■ WORK TO COMPLETE ■
Report all lines holding "script".

======

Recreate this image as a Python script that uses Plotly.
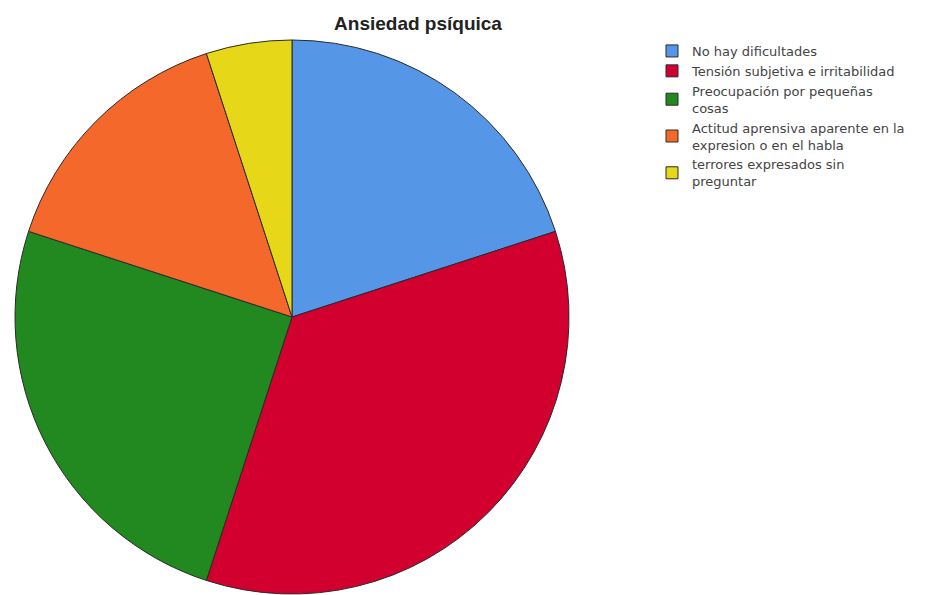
import plotly.graph_objects as go

labels = [
    "No hay dificultades",
    "Tensión subjetiva e irritabilidad",
    "Preocupación por pequeñas<br>cosas",
    "Actitud aprensiva aparente en la<br>expresion o en el habla",
    "terrores expresados sin<br>preguntar",
]
values = [4, 7, 5, 3, 1]
colors = ["#5596e6", "#d2002f", "#21891f", "#f4692b", "#e6d818"]

W, H = 929, 595
cx, cy, r = 292, 317, 277

fig = go.Figure(go.Pie(
    labels=labels,
    values=values,
    marker=dict(colors=colors, line=dict(color="#2a2a2a", width=1)),
    sort=False,
    direction="clockwise",
    rotation=0,
    textinfo="none",
    hoverinfo="label+value+percent",
    domain=dict(x=[(cx - r) / W, (cx + r) / W], y=[(H - cy - r) / H, (H - cy + r) / H]),
))

fig.update_layout(
    width=W, height=H,
    margin=dict(l=0, r=0, t=0, b=0),
    paper_bgcolor="white",
    title=dict(text="<b>Ansiedad psíquica</b>", x=418 / W, xanchor="center",
               y=1 - 23 / H, yanchor="middle",
               font=dict(family="Liberation Sans, Arial", size=19, color="#222")),
    legend=dict(x=652 / W, xanchor="left", y=1 - 36 / H, yanchor="top",
                font=dict(family="DejaVu Sans", size=13, color="#444"),
                tracegroupgap=0, itemwidth=30, bgcolor="rgba(0,0,0,0)"),
)

fig.write_html("out.html")
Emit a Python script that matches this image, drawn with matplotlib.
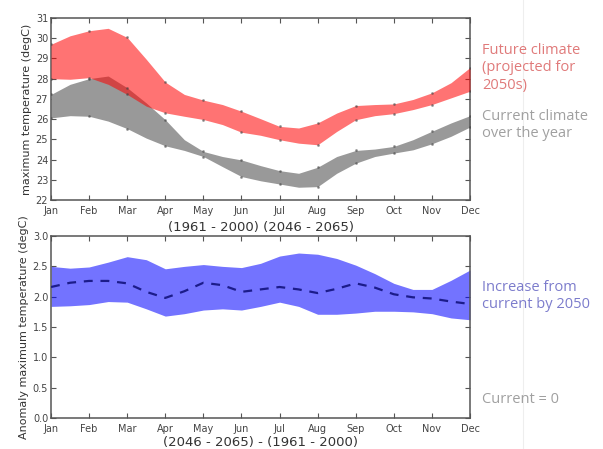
import matplotlib
matplotlib.use('Agg')
import matplotlib.pyplot as plt
import numpy as np
from matplotlib.lines import Line2D

# half-month samples, Jan .. Dec (23 points)
RED_HI = [29.70, 30.12, 30.37, 30.49, 30.04, 28.96, 27.83, 27.22, 26.94, 26.72,
          26.39, 26.02, 25.64, 25.56, 25.81, 26.30, 26.67, 26.72, 26.75, 26.97,
          27.30, 27.80, 28.55]
RED_LO = [28.00, 27.97, 28.05, 27.72, 27.22, 26.64, 26.31, 26.14, 25.98, 25.73,
          25.35, 25.20, 24.98, 24.81, 24.73, 25.39, 25.97, 26.17, 26.27, 26.47,
          26.72, 27.05, 27.38]
GRAY_HI = [27.22, 27.72, 28.00, 28.13, 27.55, 26.80, 25.97, 24.98, 24.40, 24.15,
           23.98, 23.70, 23.45, 23.32, 23.62, 24.15, 24.45, 24.52, 24.65, 24.98,
           25.40, 25.81, 26.17]
GRAY_LO = [26.06, 26.17, 26.14, 25.90, 25.53, 25.06, 24.68, 24.45, 24.15, 23.65,
           23.16, 22.95, 22.79, 22.63, 22.66, 23.32, 23.82, 24.15, 24.32, 24.48,
           24.78, 25.15, 25.61]

BLUE_HI = [2.50, 2.47, 2.49, 2.57, 2.66, 2.61, 2.46, 2.50, 2.53, 2.50, 2.48, 2.55,
           2.67, 2.72, 2.70, 2.63, 2.52, 2.38, 2.22, 2.12, 2.12, 2.27, 2.44]
BLUE_LO = [1.84, 1.85, 1.87, 1.92, 1.91, 1.80, 1.68, 1.72, 1.78, 1.80, 1.78, 1.84,
           1.91, 1.84, 1.71, 1.71, 1.73, 1.76, 1.76, 1.75, 1.72, 1.65, 1.62]
BLUE_MID = [2.16, 2.23, 2.26, 2.26, 2.22, 2.08, 1.98, 2.09, 2.23, 2.19, 2.08, 2.12,
            2.16, 2.12, 2.06, 2.13, 2.22, 2.15, 2.04, 1.99, 1.97, 1.92, 1.88]

MONTHS = ['Jan', 'Feb', 'Mar', 'Apr', 'May', 'Jun',
          'Jul', 'Aug', 'Sep', 'Oct', 'Nov', 'Dec']

plt.rcParams.update({
    'font.family': 'DejaVu Sans',
    'xtick.direction': 'in',
    'ytick.direction': 'in',
    'xtick.top': True,
    'ytick.right': True,
    'xtick.major.size': 3.5,
    'ytick.major.size': 3.5,
    'xtick.color': '#555555',
    'ytick.color': '#555555',
    'xtick.labelcolor': '#444444',
    'ytick.labelcolor': '#444444',
    'axes.edgecolor': '#555555',
    'axes.linewidth': 1.1,
    'lines.solid_joinstyle': 'round',
})

x = np.arange(len(RED_HI)) * 0.5
fig = plt.figure(figsize=(6.03, 4.49), dpi=100)
ax1 = fig.add_axes([0.0846, 0.5546, 0.6949, 0.4053])
ax2 = fig.add_axes([0.0846, 0.0690, 0.6949, 0.4053])

ax1.fill_between(x, GRAY_LO, GRAY_HI, color='#999999', lw=0, zorder=2)
ax1.fill_between(x, RED_LO, RED_HI, color='red', alpha=0.55, lw=0, zorder=3)
for ys in (RED_HI, RED_LO, GRAY_HI, GRAY_LO):
    ax1.plot(x[::2], ys[::2], ls='none', marker='o', ms=1.1, color='#444444',
             alpha=0.45, zorder=4)
ax1.set_xlim(0, 11)
ax1.set_ylim(22, 31)
ax1.set_yticks(range(22, 32))
ax1.set_ylabel('maximum temperature (degC)', fontsize=8, color='#333333', labelpad=3)
ax1.set_xlabel('(1961 - 2000) (2046 - 2065)', fontsize=9.5, color='#333333', labelpad=4)

ax2.fill_between(x, BLUE_LO, BLUE_HI, color='blue', alpha=0.55, lw=0, zorder=2)
ax2.plot(x, BLUE_MID, color='#1c1c8a', lw=1.6, dashes=(4, 3.5), zorder=3)
ax2.set_xlim(0, 11)
ax2.set_ylim(0, 3)
ax2.set_yticks(np.arange(0, 3.01, 0.5))
ax2.set_ylabel('Anomaly maximum temperature (degC)', fontsize=8, color='#333333',
               labelpad=3)
ax2.set_xlabel('(2046 - 2065) - (1961 - 2000)', fontsize=9.5, color='#333333',
               labelpad=1.5)

for ax in (ax1, ax2):
    ax.set_xticks(range(12))
    ax.set_xticklabels(MONTHS)
    ax.tick_params(labelsize=7)
    ax.tick_params(axis='x', pad=4)
    ax.tick_params(axis='y', pad=2)

side = dict(fontsize=10.5, family='Open Sans', va='top', ha='left',
            linespacing=1.25)
fig.text(0.799, 0.905, 'Future climate\n(projected for\n2050s)', color='#e07a7a', **side)
fig.text(0.799, 0.758, 'Current climate\nover the year', color='#a0a0a0', **side)
fig.text(0.799, 0.377, 'Increase from\ncurrent by 2050', color='#7c7ccc', **side)
fig.text(0.799, 0.128, 'Current = 0', color='#a0a0a0', **side)

fig.add_artist(Line2D([0.867, 0.867], [0, 1], color='#eeeeee', lw=0.8,
                      transform=fig.transFigure))

fig.savefig('out.png', dpi=100)
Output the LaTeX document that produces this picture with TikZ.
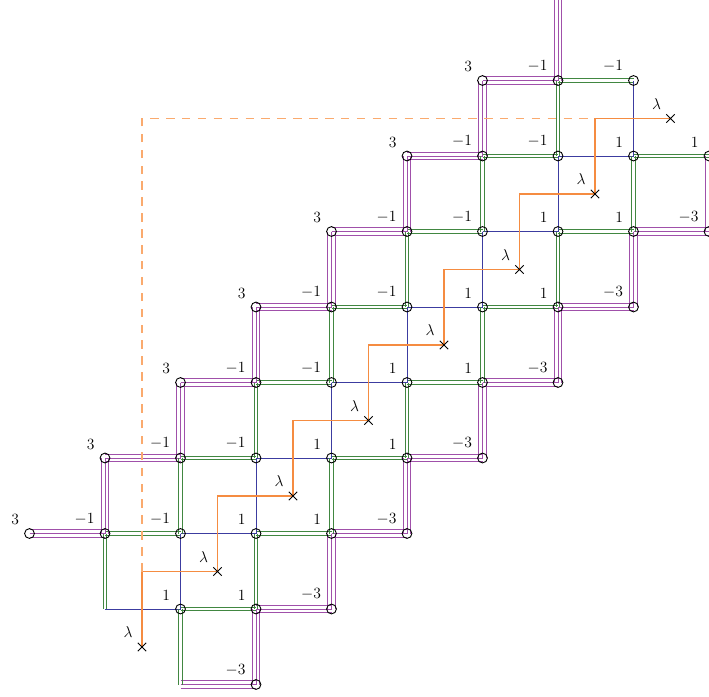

======

■ SOLUTION TO THIS EXERCISE ■
Recreate this image as a Python script that uses Plotly.
Emit a Python script that matches this image, drawn with matplotlib.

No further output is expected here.